Written instruction: Repeat exactly the lines running from the first line of the data to the line containing "const yTicks = [0, 2, 4, 6, 8, 10];", both ends included, and nothing else; drop the pictures.
* * * * * * *
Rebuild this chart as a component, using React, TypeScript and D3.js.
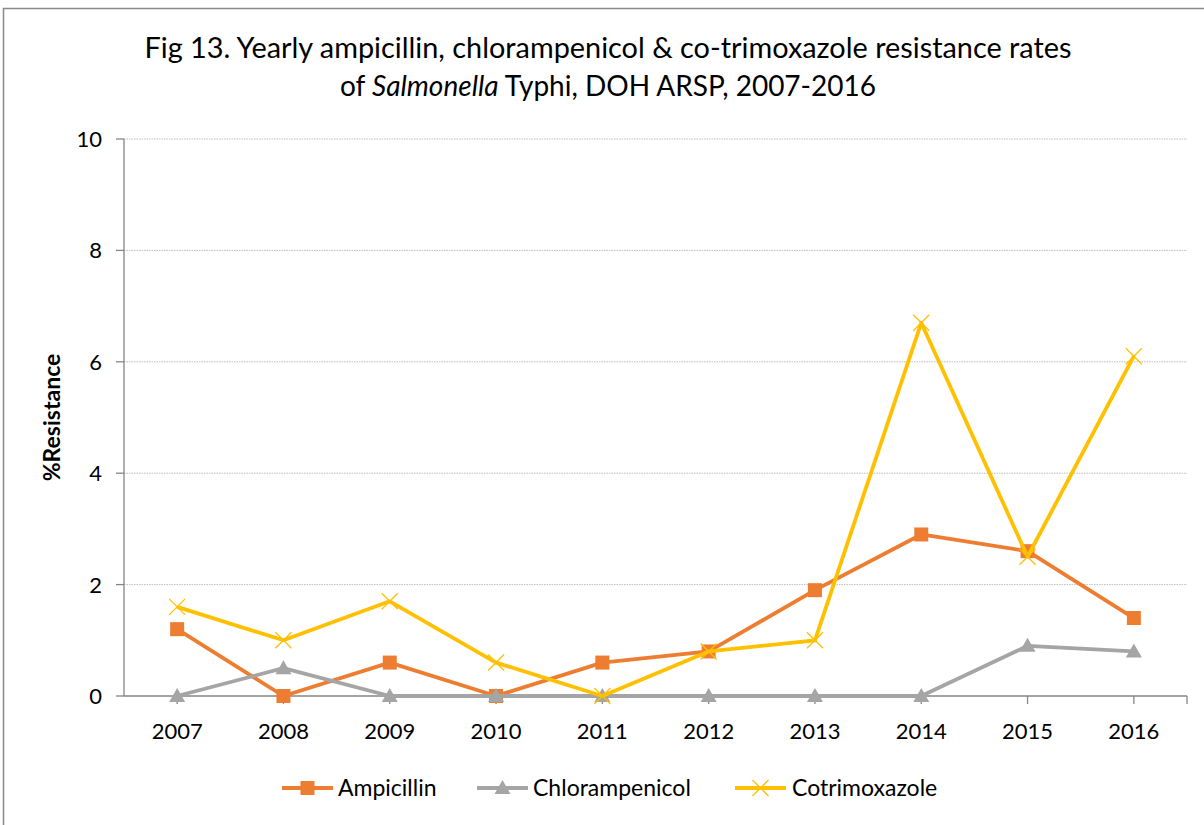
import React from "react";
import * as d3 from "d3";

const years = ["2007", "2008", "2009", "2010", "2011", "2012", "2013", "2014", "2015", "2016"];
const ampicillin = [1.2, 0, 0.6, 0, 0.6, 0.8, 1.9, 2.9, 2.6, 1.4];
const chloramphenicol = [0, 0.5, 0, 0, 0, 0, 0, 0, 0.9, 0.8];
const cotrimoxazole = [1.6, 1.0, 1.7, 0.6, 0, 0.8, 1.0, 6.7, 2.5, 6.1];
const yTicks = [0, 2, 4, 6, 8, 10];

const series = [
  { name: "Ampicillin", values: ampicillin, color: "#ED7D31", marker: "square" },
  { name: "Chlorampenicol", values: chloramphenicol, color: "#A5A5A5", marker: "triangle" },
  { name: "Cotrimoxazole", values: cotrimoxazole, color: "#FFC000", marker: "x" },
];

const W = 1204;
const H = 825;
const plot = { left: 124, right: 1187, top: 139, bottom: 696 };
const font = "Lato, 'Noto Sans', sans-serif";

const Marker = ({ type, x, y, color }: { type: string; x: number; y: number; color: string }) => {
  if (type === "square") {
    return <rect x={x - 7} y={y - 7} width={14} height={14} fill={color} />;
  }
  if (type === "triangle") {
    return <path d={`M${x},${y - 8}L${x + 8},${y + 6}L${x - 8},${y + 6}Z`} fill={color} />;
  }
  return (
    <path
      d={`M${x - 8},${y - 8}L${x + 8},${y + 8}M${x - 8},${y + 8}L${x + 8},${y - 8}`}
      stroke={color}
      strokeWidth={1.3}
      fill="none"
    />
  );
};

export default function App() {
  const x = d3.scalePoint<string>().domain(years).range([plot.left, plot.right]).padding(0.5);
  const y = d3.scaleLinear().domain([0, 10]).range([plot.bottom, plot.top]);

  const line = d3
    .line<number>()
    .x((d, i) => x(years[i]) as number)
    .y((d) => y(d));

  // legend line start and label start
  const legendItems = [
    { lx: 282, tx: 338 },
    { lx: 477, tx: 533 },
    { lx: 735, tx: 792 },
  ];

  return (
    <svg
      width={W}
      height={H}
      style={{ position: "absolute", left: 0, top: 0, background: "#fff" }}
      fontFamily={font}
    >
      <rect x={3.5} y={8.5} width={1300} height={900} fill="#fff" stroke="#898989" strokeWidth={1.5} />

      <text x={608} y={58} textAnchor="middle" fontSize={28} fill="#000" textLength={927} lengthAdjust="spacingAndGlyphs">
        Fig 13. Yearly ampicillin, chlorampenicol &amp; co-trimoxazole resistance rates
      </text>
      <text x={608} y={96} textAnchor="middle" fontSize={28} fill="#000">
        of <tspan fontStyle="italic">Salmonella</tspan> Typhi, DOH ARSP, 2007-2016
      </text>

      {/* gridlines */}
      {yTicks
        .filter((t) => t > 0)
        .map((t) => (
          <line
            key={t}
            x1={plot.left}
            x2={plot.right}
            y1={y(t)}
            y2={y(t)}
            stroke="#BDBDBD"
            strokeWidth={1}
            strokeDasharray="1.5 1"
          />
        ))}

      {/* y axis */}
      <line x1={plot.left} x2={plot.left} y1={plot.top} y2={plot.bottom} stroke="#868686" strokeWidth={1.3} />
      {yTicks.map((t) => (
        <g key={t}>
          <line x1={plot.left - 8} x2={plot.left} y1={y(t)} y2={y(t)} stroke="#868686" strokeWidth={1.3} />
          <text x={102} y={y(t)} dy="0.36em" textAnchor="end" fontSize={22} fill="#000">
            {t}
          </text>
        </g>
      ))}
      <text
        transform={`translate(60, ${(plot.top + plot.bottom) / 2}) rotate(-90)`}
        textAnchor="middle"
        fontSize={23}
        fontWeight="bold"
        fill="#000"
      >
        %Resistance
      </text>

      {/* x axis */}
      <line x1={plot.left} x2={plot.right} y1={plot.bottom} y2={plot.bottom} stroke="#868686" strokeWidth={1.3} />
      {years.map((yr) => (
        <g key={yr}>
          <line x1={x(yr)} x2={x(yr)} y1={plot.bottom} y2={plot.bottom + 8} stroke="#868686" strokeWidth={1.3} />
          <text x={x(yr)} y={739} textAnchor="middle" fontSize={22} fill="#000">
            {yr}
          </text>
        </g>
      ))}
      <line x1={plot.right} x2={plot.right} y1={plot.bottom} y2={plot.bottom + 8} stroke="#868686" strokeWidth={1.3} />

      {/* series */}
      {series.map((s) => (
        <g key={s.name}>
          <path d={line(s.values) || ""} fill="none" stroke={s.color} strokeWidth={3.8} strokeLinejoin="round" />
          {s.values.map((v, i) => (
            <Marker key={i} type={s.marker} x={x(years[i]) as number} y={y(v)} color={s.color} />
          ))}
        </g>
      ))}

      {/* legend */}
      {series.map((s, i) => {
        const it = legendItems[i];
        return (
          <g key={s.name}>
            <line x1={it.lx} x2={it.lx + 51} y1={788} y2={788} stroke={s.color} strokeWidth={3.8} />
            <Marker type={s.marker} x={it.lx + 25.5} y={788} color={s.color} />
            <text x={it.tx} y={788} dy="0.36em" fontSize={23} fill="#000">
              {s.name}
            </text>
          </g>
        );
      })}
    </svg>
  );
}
* * * * * * *
Task output:
Rebuild this chart as a component, using React, TypeScript and D3.js.
import React from "react";
import * as d3 from "d3";

const years = ["2007", "2008", "2009", "2010", "2011", "2012", "2013", "2014", "2015", "2016"];
const ampicillin = [1.2, 0, 0.6, 0, 0.6, 0.8, 1.9, 2.9, 2.6, 1.4];
const chloramphenicol = [0, 0.5, 0, 0, 0, 0, 0, 0, 0.9, 0.8];
const cotrimoxazole = [1.6, 1.0, 1.7, 0.6, 0, 0.8, 1.0, 6.7, 2.5, 6.1];
const yTicks = [0, 2, 4, 6, 8, 10];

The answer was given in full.